FRONT DOOR Week 44: 2020

Only a Mother Would Hang This

demonstrates the use of Illustrator Shaper Tool
Only a Mother Would Hang This

I love it when I wake up laughing out loud, as I did this morning. Last night I created a picture using Adobe Illustrator’s shaper tool; a tool for the artistically challenged, such as myself.

It was so much fun building this picture. Between you, me and the gatepost I was pleased to discover what could be done using only circles, squares, and lines. I am absurdly happy with the outcome.

Nevertheless it is a picture that only a mother would exhibit. What made me laugh this morning was the idea of opening a gallery called ONLY A MOTHER WOULD HANG IT, dedicated to the exhibition of paintings, drawings, and sculptures created by the artistic klutzes of the world whose skills are limited to stick figures, and clay snakes. When I win the lottery, I am going to open that gallery and have oceans of fun with it.

One another note, I am passionate about Turner. Owning one of his paintings is at the top of my bucket list. If you are thinking about a birthday present for me next year keep it in mind. This year the starting price for a small Turner is probably about fifty million. But next year with Brexit, and the royal family expenses, the Tate may be holding a fire sale.

You can’t solve a problem with the same mind that created it.

A. Einstein (I think)

THROUGH THE FRONT DOOR WEEK 16, 2020

Playing the Artist

So, I open my front door one morning and a fairy grandmother is standing on my porch with a question. Given what I know in my elderhood, if not my dotage, what gift would I give myself as a teenager to carry forward throughout my life.

This is how I would answer today and maybe tomorrow as well. If there is something that I really want to do, then do it although you have no talent and less skill. Along the road, never compare yourself to anyone else.

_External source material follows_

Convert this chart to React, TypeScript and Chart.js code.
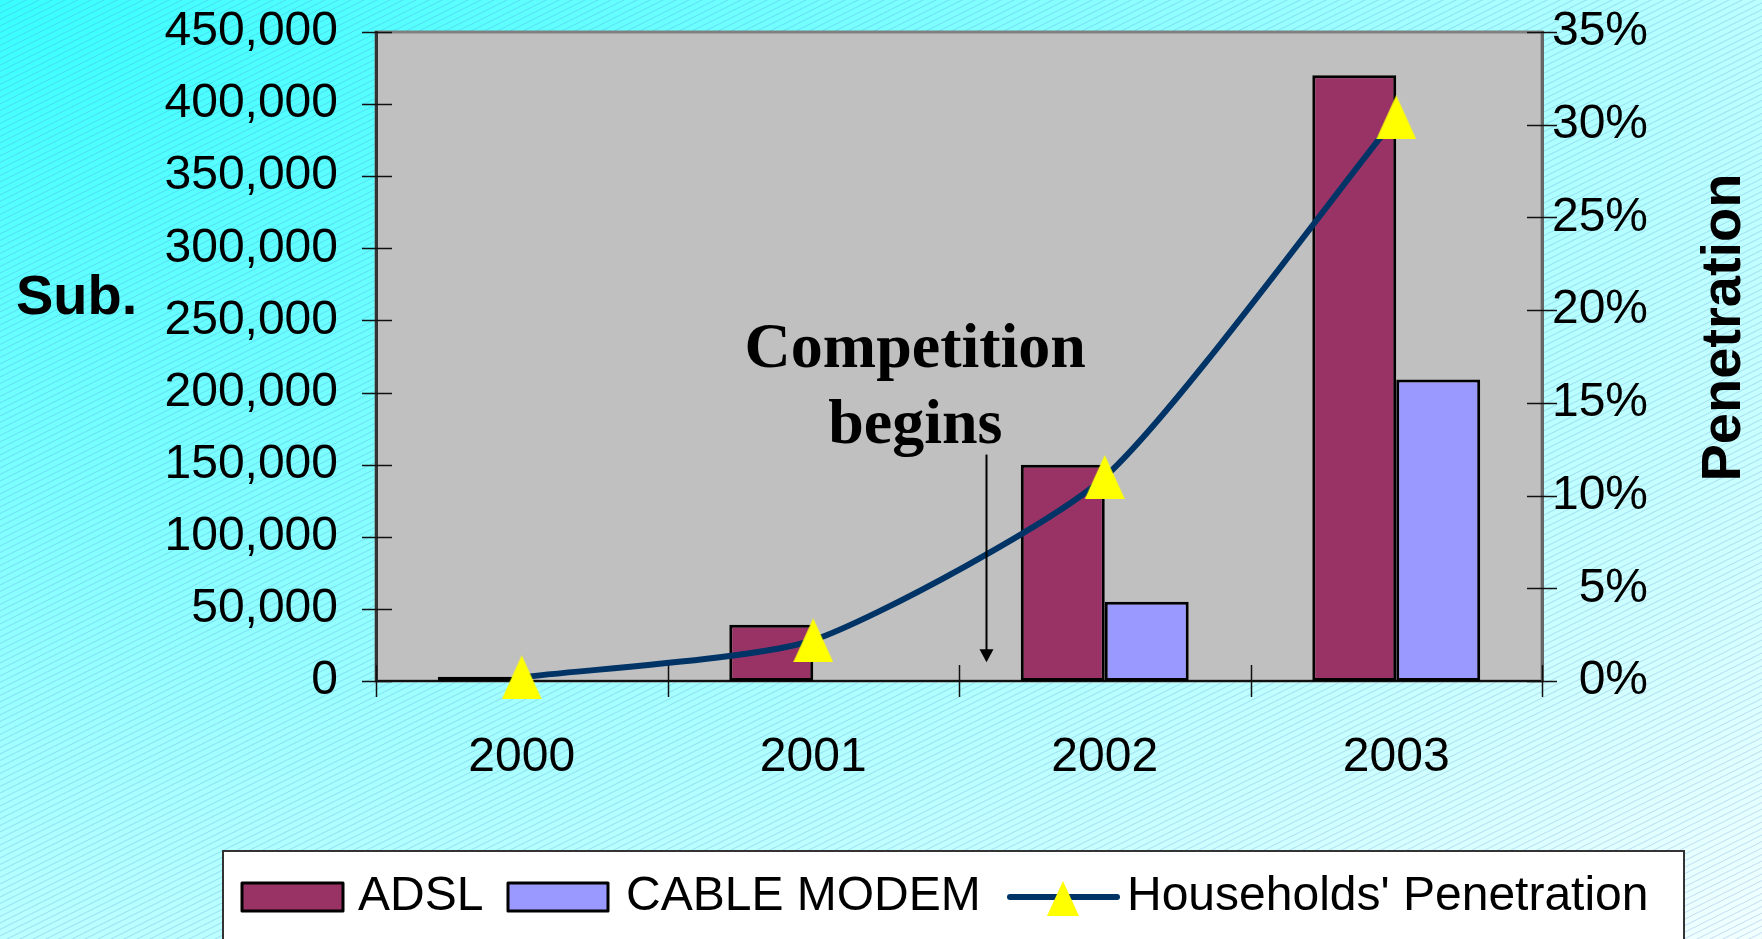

In fourth grade, art class was every Tuesday and Thursday morning. My assigned seat was next to Bob Standard (Yes! I still remember his name, although I can’t remember the name of my first date.) Bob had red hair, a mass of freckles, artistic skills and over the top. He was drawing fully rendered 3-dimensional illustrations, while my best output was stick figures. Comparing my work to his work, I decided once and for all, that I was not an artist, could never be an artist, and never would be an artist.

       In college, I discovered “Drawing on the Right Side of the Brain” by Betty Edwards.  This book was written from the point of view that anyone can draw, and that learning to draw was simply a matter of perception and learning to how to “see” what one is looking at.  After completing the exercises in the book, my drawing skills expanded way beyond simple stick figures.  Sadly, the need to study for finals took me away from my artist explorations.

Housebound, I have returned to artistic endeavors and I am having a lot of fun!  Some days, I sketch with paper and felt-tip; others, I use Adobe Illustrator. Will you ever see my work in a magazine advertisement? No: neither will you see it hanging in a museum, nor will it auction for a thousand dollars.

My skills are limited: they always will be.  But day by day, the imaginative ways in which I can use these limited skills is expanding day by day.